Wilton is about to get a sweet, European-styled café, as Café Ruche opens next Monday, Dec. 22. On the menu is continental-style lighter fare, including salads, paninins and crêpes…and yoga.
That’s right, yoga is being served up in a low-impact exercise studio in a separate room in the back of the charming café up front. As owner Barbara Chopin (pictured above, right) says, “Exercise and eating are inextricably related. But they’re also separate–people can come here and exercise and never eat, and people can eat and never exercise.”
While the yoga studio won’t officially start offering classes until Jan. 5, Chopin is excited about what the café will be like, and she says she is admittedly aiming for a European feel. She and Annie Horn (pictured, left), who oversees marketing and health for Café Ruche, have put together a menu with healthy, creative dishes with a French flair.
“The café is going to offer fabulous salads, sandwiches, soups, sweet and savory crêpes. There will be vegan and vegetarian options, but we’re aiming for the sweet spot of the right portions and really good flavors. The salads and sandwiches will have interesting things in them. We’ll have imported cheeses and meats. We have a fabulous chef, coming to us from the Inn at Pound Ridge,” Chopin says.
The café will be open 7 a.m.-3 p.m. for breakfast and lunch, seven days a week; on Thursday, Friday and Saturday evenings they’ll be open until 10 p.m., adding small plates — Italian, French and Spanish antipastos, individual fondues, and great salads — plus a kids menu. They’ll have a full service coffee bar, teas, juices and smoothies, and will also offer grab-and-go options for their sandwiches, salads and more.
As for classes, Ruche will be offering several types of yoga classes–vinyasa, kundalini, hath a, mommy and me, and even a gentle, chair-based class. Teacher bios and class schedules are available on the Cafe Ruche website.
But what it seems Chopin was going after in merging the two was fostering a moderate, healthy approach to both food and physical activity, something she discovered when she took up yoga in 2013.
“You can have a really fun, wonderful life if you’re just moderate about stuff. The exercise that’s sustainable is not about beating yourself up on the street running marathons and pounding treadmills. A lot of people can do that, but especially as you get older your joints need something sustainable, to do into your seventies and eighties and feel really good about. It’s the same thing about food–people tend to be extremists: we super-size and then beat ourselves up at the gym for two hours. If you just do some yoga classes, eat the right portions of some healthy foods, that’s really a more sustainable lifestyle,” she says.
But Chopin is also trying to capture an element that she really believes is essential, especially given what the former corporate marketing and product management executive learned before starting the business.

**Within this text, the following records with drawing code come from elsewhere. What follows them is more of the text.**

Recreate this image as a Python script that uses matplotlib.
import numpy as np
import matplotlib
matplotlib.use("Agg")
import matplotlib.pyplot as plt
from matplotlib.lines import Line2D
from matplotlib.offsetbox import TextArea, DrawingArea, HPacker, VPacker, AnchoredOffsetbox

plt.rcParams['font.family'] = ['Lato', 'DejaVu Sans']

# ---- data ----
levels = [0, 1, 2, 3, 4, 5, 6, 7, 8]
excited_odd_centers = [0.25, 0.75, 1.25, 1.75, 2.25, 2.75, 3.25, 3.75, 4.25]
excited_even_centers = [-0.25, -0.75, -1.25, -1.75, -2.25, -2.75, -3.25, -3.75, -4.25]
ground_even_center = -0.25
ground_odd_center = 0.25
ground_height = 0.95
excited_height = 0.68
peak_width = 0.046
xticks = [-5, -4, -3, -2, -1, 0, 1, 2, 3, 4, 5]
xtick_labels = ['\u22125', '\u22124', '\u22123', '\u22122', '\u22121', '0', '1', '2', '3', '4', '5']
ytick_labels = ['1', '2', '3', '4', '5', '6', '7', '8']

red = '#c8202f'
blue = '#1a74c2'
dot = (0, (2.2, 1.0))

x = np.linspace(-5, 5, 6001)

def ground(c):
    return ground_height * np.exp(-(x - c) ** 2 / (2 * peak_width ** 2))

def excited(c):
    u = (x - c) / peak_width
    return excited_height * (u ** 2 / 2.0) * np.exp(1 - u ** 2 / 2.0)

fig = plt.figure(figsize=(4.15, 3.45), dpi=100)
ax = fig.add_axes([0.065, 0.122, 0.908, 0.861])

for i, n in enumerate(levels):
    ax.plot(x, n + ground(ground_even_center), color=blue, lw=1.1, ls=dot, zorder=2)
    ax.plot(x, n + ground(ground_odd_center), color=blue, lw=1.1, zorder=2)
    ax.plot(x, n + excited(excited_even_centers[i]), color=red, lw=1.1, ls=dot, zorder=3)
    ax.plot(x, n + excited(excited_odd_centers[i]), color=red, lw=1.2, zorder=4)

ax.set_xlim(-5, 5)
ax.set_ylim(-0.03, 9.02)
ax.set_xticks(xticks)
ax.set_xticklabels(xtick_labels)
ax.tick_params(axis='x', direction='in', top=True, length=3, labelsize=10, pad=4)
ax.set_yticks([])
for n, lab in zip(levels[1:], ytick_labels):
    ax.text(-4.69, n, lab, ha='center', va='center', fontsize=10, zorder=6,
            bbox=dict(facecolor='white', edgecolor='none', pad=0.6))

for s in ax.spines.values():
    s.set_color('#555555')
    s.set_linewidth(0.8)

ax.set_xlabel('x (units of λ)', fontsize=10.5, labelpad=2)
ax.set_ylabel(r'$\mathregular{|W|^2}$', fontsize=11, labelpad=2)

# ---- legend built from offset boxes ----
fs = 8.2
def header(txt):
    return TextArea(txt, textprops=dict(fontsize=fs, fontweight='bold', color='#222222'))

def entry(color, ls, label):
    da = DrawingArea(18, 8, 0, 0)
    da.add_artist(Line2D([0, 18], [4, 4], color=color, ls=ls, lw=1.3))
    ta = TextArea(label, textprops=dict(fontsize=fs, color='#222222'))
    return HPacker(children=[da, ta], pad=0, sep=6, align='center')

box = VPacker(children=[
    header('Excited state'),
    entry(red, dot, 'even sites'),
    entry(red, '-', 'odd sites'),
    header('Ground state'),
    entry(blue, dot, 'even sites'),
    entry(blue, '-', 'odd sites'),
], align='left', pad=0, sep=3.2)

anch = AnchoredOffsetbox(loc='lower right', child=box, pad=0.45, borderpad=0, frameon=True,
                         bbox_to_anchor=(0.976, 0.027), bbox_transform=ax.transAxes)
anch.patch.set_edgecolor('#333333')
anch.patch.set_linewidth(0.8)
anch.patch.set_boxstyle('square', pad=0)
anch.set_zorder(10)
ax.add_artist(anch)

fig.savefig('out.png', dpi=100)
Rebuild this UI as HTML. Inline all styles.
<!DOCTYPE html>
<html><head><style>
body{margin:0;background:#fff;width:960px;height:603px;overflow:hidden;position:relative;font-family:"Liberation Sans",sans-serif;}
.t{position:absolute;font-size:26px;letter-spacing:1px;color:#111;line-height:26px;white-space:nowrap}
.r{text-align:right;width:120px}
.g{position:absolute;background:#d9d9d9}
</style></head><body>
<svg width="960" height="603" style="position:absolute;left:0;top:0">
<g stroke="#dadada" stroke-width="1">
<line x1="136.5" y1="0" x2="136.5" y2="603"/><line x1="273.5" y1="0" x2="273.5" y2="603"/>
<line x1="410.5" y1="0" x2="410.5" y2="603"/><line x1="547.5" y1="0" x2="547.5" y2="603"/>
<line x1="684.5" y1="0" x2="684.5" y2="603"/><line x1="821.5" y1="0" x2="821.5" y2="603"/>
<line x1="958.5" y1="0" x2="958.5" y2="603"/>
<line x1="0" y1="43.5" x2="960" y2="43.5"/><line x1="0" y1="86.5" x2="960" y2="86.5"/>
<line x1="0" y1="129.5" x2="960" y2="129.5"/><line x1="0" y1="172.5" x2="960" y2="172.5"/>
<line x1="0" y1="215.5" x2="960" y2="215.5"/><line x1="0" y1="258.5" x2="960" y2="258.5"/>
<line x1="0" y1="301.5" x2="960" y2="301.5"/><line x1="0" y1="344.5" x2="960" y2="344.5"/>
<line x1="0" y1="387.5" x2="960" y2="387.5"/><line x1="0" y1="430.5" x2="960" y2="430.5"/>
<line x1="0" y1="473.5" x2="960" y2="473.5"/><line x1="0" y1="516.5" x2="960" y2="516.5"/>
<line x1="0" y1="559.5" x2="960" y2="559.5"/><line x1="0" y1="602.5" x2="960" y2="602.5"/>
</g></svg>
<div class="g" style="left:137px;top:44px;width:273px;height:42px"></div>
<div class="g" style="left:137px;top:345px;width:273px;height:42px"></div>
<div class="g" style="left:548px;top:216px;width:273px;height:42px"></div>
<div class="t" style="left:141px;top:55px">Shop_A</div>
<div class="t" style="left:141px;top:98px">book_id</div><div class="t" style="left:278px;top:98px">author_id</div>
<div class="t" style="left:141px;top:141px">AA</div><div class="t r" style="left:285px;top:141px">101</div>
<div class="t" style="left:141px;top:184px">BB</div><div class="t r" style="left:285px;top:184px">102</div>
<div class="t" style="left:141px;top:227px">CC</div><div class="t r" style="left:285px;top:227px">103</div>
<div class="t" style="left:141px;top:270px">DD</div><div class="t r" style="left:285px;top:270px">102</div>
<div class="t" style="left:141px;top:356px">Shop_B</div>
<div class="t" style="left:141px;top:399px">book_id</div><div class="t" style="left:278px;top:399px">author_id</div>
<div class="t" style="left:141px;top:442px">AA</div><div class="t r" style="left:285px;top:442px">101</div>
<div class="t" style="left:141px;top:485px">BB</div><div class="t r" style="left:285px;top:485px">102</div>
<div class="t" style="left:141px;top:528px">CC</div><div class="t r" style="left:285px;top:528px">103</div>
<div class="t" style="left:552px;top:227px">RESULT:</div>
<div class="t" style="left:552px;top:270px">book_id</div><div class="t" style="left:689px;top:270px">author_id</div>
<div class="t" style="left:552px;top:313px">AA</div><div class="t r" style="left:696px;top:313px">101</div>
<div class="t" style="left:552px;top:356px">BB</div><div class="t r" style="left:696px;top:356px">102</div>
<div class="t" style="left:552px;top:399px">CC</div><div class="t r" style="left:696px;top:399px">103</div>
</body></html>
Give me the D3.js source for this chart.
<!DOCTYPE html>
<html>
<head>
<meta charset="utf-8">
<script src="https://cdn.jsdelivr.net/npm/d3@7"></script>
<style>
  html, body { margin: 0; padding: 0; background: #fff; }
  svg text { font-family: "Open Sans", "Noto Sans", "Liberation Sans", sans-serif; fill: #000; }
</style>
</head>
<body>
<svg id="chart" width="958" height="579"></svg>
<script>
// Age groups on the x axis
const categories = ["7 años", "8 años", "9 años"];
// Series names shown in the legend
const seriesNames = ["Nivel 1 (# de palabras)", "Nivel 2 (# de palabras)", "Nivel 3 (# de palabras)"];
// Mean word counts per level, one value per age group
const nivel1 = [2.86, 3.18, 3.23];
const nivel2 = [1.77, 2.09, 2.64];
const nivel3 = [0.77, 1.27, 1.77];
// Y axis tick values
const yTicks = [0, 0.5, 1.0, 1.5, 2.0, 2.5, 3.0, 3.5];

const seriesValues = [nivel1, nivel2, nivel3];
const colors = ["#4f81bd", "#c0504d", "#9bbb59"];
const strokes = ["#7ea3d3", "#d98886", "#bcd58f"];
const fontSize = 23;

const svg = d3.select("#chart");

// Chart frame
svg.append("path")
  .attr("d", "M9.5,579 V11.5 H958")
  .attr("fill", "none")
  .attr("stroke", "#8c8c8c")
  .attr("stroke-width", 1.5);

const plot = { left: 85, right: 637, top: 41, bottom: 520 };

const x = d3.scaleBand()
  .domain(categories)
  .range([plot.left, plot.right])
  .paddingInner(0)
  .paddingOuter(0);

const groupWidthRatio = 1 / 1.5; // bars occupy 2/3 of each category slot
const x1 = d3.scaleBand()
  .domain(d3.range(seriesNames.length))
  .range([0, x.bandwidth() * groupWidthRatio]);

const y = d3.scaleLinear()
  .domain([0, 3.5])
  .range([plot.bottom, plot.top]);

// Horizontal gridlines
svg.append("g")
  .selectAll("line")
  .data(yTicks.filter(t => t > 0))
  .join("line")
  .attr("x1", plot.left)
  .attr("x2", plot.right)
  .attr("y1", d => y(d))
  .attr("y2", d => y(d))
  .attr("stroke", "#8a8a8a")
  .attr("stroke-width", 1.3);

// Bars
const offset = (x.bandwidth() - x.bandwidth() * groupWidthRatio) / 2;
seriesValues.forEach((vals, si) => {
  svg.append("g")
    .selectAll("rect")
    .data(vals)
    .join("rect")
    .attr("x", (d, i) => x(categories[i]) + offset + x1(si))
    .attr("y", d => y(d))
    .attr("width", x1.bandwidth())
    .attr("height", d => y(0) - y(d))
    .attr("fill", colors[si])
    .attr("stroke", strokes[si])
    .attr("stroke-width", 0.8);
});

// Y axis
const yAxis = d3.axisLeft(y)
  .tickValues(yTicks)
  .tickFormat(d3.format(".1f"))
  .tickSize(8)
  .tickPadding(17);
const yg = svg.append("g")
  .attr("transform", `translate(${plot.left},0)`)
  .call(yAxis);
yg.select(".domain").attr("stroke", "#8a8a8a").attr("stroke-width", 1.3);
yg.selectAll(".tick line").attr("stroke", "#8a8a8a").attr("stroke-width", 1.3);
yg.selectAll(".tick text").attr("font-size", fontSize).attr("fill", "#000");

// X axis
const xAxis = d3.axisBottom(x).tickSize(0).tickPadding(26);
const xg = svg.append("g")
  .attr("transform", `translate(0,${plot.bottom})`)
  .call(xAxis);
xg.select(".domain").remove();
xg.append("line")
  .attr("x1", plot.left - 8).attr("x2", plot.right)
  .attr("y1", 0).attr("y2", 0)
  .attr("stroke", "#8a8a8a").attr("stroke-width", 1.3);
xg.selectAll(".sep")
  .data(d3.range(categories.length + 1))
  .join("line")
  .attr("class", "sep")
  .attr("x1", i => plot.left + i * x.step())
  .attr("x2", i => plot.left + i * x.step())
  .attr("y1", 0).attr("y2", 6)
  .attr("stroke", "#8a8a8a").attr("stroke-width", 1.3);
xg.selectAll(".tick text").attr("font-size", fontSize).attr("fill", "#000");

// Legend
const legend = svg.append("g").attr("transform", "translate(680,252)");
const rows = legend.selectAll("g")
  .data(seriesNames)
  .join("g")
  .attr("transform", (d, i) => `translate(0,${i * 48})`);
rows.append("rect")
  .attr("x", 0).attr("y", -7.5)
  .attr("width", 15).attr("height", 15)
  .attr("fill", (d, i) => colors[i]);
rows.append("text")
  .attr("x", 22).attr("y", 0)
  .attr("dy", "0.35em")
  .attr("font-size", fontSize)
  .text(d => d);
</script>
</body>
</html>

“I did a lot of research into how people exercise and what kind of exercise sticks. Particularly for women, they like to have a social aspect to exercise. Women are more likely to run together, go to classes and do something after or before. I thought about that and the yoga community and thought, ‘Wouldn’t it be nice to have a studio and a coffee shop?’”
It melded well with how she envisioned the café.
“All of that really works when you’ve got a community doing it together. Cafés in little towns in Europe are really the heart of the community. Everybody finds out who’s doing what and what’s happening in the neighborhood. We’re trying to do that comfortable place for people to come and enjoy themselves, talk to each other, do a little exercise, eat some wonderful food, drink a little wine…”
Oh, yeah, did we forget to mention that? Wine will also be on the menu at Café Ruche, too.
With everything coming together it feels a lot like a dream about to come true to Chopin, especially combining her professional and intellectual skills with what motivates her personally, physically and spiritually.
“When you’re working for someone else, it’s different. You do a good job but I’ve never been this passionate. Owning this and delivering this sort of service to the community is a great feeling, that people will come, relax, enjoy themselves, be healthy and maybe improve their quality of life,” she says.
Wilton was the perfect place to make that dream happen.
“I live in Weston, and Wilton is my go-to town. And I wanted to be in a community. Downtown Westport and New Canaan, you just feel like you’re on Main Street with all the other big box stores. Here I felt like I found a place for a proper café, not a store front. This has a sense of ‘home.’ It makes sense,” Chopin says.
Café Ruche is located at 101 Old Ridgefield Rd., in the shops near Marly’s and Subway.